AIM OF THE TASK: Pick out all lines of the entries that include the word "this" and copy them.

[Start]

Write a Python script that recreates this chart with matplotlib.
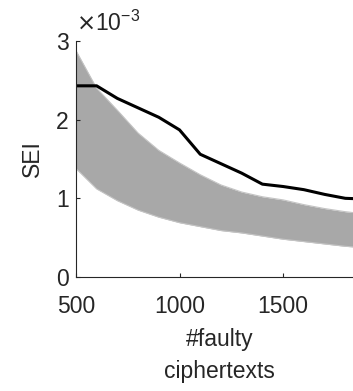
import numpy as np
import matplotlib.pyplot as plt

plt.rcParams['font.family'] = ['Liberation Sans', 'DejaVu Sans']

# number of faulty ciphertexts
n_ct = [500, 600, 700, 800, 900, 1000, 1100, 1200, 1300, 1400, 1500, 1600, 1700, 1800, 1900]

# SEI of the correct key guess (x1e-3)
sei_correct = [2.43, 2.43, 2.27, 2.15, 2.03, 1.87, 1.56, 1.44, 1.32, 1.18, 1.15, 1.11, 1.05, 1.00, 0.99]

# envelope of the SEI for the wrong key guesses (x1e-3)
sei_wrong_hi = [2.88, 2.40, 2.12, 1.83, 1.61, 1.45, 1.30, 1.17, 1.08, 1.02, 0.98, 0.92, 0.87, 0.83, 0.80]
sei_wrong_lo = [1.38, 1.12, 0.97, 0.85, 0.76, 0.69, 0.64, 0.59, 0.56, 0.52, 0.48, 0.45, 0.42, 0.39, 0.37]

txt = '#262626'
fs = 16.5
fig = plt.figure(figsize=(3.53, 3.91), dpi=100)
ax = fig.add_axes([0.215, 0.2916, 0.816, 0.6036])

ax.fill_between(n_ct, sei_wrong_lo, sei_wrong_hi, color='#a8a8a8', lw=0)
ax.plot(n_ct, sei_wrong_hi, color='#c4c4c4', lw=0.8)
ax.plot(n_ct, sei_wrong_lo, color='#c4c4c4', lw=0.8)
ax.plot(n_ct, sei_correct, color='black', lw=2.2)

ax.set_xlim(500, 1890)
ax.set_ylim(0, 3)
ax.set_xticks([500, 1000, 1500])
ax.set_yticks([0, 1, 2, 3])
ax.tick_params(direction='in', length=3, width=0.8, colors=txt, labelsize=fs)
ax.tick_params(axis='y', pad=5)
ax.tick_params(axis='x', pad=13)
for s in ['top', 'right']:
    ax.spines[s].set_visible(False)
for s in ['left', 'bottom']:
    ax.spines[s].set_color(txt)
    ax.spines[s].set_linewidth(0.8)

ax.set_ylabel('SEI', fontsize=fs, color=txt, labelpad=9)
ax.set_xlabel('#faulty\nciphertexts', fontsize=fs, color=txt, linespacing=1.5, labelpad=7)
ax.text(0.0, 1.02, r'$\times$10$^{\mathregular{-3}}$', transform=ax.transAxes,
        fontsize=fs, color=txt, ha='left', va='bottom')

fig.savefig('out.png', dpi=100)
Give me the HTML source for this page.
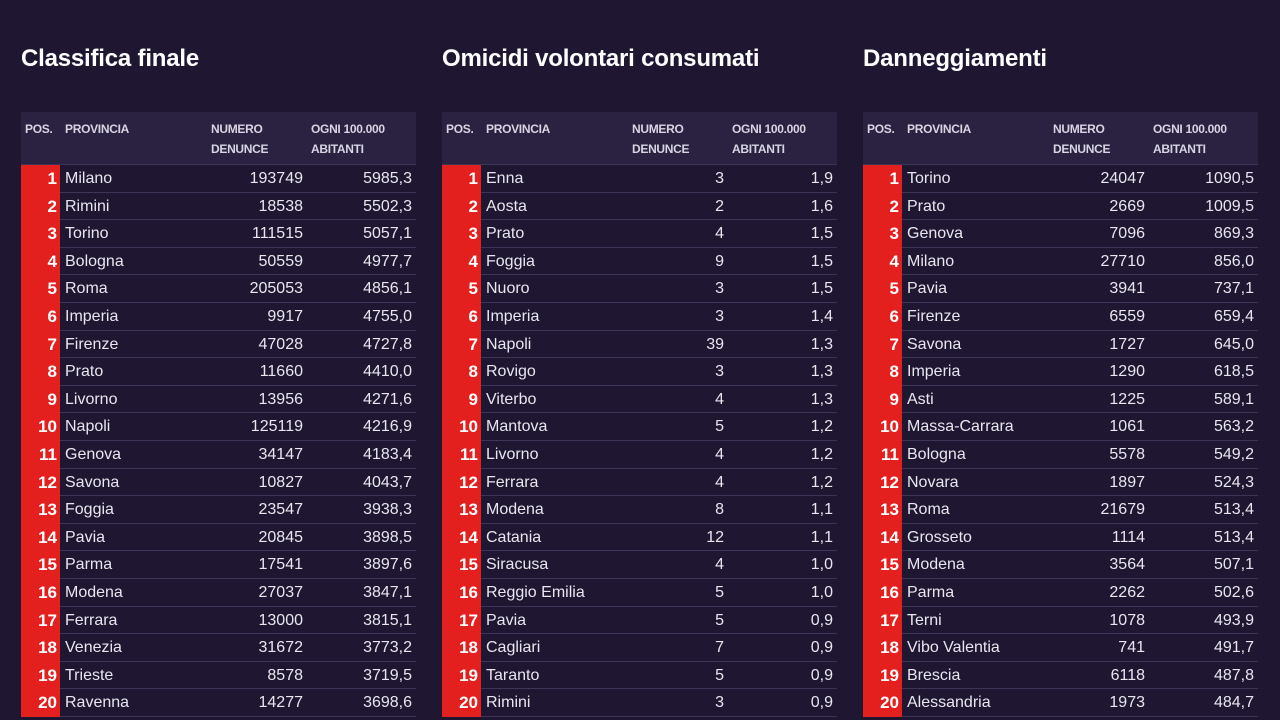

[End]

SOLVED EXERCISE:
Write a Python script that recreates this chart with matplotlib.
Give me the HTML source for this page.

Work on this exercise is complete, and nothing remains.